**Input data**

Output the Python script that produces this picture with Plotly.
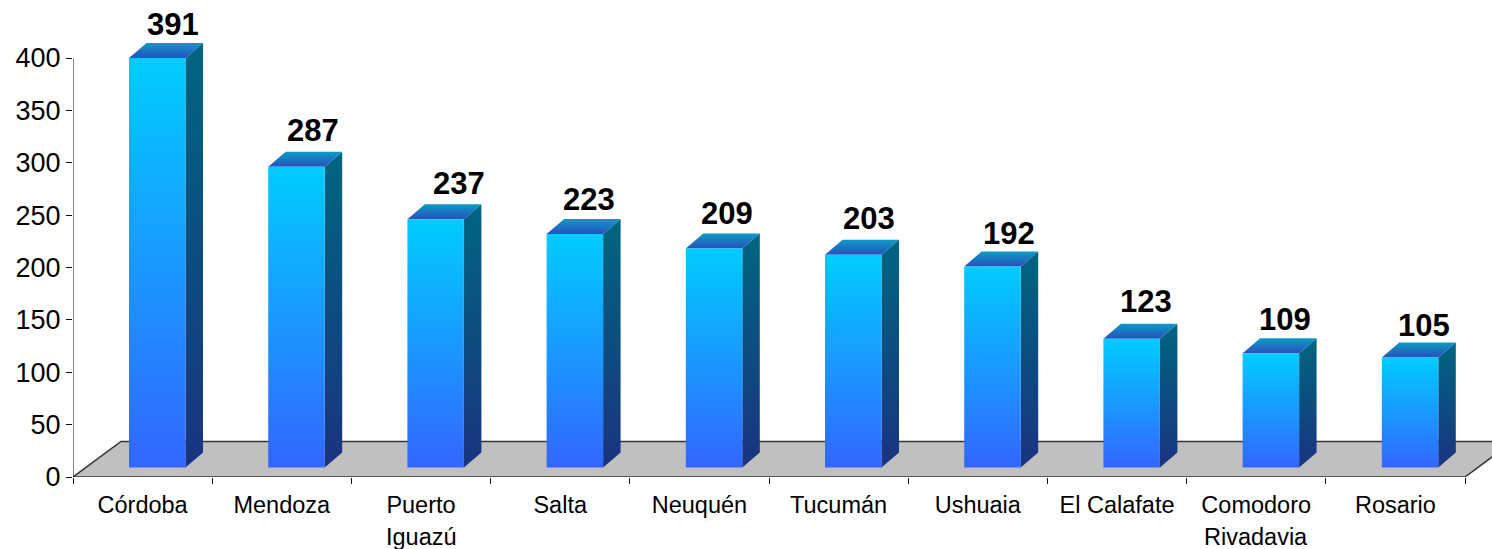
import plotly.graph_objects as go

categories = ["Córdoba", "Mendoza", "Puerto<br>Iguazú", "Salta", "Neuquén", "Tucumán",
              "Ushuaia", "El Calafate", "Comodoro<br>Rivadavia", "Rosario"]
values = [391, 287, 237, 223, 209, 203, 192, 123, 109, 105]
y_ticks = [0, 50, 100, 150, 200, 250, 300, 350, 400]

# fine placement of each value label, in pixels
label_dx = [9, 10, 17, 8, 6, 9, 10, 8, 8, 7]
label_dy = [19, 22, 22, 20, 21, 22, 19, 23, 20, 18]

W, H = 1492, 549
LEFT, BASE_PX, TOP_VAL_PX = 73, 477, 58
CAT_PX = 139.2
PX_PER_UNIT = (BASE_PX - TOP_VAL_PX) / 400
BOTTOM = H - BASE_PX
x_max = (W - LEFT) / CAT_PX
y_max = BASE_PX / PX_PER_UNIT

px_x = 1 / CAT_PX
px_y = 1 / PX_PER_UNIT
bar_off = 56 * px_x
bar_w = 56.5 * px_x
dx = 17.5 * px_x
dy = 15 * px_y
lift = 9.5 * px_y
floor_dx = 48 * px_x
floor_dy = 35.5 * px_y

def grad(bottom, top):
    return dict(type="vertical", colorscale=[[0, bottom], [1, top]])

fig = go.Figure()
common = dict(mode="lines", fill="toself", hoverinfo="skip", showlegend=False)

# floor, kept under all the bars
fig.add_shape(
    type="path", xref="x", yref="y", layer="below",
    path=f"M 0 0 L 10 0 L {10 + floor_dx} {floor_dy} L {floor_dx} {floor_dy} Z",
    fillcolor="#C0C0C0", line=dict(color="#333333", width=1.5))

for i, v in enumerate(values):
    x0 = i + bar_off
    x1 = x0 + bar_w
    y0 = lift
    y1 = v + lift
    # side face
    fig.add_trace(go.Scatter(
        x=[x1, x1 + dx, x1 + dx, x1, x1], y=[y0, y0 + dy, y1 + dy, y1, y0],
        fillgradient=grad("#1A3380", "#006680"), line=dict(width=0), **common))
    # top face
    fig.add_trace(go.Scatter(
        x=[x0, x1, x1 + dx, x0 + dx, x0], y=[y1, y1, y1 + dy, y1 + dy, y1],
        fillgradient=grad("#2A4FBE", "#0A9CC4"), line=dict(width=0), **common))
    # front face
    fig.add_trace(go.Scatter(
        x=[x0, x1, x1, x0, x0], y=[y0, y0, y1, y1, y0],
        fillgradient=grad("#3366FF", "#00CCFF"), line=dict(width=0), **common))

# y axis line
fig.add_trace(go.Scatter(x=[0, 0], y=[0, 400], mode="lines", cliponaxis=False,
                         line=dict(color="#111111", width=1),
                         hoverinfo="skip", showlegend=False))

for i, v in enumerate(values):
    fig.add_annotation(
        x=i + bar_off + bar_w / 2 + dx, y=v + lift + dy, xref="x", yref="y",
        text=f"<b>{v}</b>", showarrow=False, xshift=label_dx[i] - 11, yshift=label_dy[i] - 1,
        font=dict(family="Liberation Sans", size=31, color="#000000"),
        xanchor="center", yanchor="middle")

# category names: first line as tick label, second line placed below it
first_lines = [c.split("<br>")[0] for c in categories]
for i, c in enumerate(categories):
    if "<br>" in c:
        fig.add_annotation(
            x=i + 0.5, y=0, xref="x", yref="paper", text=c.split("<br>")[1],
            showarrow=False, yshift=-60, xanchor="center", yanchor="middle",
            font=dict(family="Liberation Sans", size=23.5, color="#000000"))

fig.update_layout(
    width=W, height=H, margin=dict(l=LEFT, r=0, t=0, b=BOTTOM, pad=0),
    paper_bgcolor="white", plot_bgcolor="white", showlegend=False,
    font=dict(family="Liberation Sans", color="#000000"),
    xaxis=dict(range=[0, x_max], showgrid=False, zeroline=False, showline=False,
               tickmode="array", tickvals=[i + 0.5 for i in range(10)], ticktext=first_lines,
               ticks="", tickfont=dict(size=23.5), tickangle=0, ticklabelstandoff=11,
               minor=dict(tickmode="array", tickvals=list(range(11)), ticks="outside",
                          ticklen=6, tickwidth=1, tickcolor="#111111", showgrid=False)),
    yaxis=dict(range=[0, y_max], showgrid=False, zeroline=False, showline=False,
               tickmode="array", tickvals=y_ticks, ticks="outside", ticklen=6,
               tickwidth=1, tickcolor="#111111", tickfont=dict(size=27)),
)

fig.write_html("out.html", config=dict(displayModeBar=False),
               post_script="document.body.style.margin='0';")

==

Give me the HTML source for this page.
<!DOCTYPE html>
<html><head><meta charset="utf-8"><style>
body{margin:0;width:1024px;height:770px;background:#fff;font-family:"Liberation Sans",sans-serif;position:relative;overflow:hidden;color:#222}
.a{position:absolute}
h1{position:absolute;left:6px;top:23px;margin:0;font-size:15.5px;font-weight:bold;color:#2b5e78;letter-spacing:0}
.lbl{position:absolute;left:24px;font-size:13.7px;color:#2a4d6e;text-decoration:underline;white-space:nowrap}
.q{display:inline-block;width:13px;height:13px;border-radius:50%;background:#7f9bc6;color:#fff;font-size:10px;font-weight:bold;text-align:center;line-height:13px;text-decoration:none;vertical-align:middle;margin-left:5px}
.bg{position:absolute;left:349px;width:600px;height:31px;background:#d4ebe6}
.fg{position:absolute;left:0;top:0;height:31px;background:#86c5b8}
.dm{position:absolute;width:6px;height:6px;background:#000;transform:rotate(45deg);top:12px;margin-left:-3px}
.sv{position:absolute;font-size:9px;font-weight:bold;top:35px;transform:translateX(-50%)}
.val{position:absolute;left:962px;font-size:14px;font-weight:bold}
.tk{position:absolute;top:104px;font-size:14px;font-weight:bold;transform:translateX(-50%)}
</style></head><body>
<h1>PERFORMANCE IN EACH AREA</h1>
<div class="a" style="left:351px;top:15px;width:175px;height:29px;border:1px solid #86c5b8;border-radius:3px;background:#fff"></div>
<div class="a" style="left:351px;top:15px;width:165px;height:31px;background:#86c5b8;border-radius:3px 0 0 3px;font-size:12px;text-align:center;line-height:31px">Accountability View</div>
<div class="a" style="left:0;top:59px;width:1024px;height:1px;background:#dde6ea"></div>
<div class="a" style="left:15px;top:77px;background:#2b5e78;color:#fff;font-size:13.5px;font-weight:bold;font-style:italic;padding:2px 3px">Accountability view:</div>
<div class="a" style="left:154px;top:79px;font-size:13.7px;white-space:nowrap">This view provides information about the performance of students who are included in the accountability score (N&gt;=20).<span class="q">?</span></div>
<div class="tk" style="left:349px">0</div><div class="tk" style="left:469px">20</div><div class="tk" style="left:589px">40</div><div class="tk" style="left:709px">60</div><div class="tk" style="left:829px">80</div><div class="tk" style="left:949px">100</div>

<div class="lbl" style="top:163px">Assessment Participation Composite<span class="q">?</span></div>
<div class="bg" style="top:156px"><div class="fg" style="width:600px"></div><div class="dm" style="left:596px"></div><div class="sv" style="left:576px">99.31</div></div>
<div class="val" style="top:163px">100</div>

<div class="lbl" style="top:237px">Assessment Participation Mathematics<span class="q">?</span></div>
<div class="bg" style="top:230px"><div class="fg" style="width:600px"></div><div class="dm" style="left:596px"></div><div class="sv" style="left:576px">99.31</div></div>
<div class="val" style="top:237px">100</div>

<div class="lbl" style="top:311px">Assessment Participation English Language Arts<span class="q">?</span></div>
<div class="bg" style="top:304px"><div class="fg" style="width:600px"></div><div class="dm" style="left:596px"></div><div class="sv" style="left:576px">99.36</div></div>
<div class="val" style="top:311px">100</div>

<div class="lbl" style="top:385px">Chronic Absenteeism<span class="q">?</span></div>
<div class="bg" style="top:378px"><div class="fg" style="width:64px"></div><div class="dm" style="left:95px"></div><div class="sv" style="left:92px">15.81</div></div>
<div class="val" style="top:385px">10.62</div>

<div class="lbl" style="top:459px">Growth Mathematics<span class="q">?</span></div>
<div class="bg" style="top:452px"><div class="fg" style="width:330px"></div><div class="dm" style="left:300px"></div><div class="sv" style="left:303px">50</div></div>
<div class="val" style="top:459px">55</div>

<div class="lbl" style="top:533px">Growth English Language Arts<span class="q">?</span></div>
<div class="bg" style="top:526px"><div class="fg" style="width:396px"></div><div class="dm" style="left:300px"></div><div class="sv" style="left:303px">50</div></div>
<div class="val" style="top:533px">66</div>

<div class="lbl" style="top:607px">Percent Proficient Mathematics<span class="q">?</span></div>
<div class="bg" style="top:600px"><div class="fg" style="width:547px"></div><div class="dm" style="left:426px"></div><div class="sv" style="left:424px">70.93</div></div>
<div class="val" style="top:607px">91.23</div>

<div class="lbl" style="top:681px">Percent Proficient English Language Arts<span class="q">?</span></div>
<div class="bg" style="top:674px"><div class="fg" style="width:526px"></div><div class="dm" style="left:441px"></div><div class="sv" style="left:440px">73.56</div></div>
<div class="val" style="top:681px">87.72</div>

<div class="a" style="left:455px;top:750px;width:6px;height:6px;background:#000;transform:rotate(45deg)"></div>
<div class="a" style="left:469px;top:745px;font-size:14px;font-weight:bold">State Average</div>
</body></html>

--

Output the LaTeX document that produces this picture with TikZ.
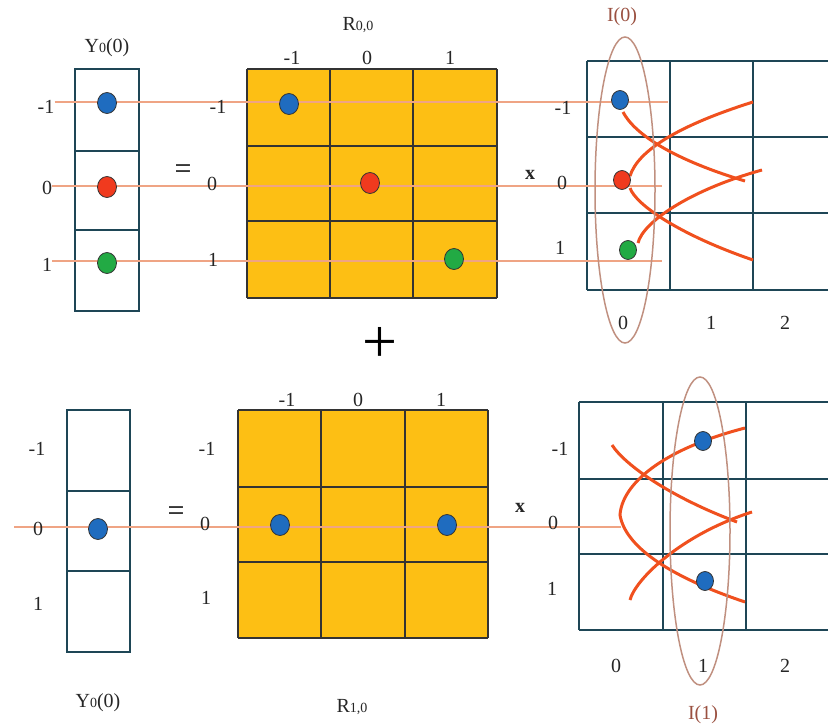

**Given exercise**
Only the lines from the one bearing "Output the Python" to the one bearing "import plotly.graph_objects as go", both included, should be restated word for word, with pictures left out.

**Written response**
Output the Python script that produces this picture with Plotly.
import plotly.graph_objects as go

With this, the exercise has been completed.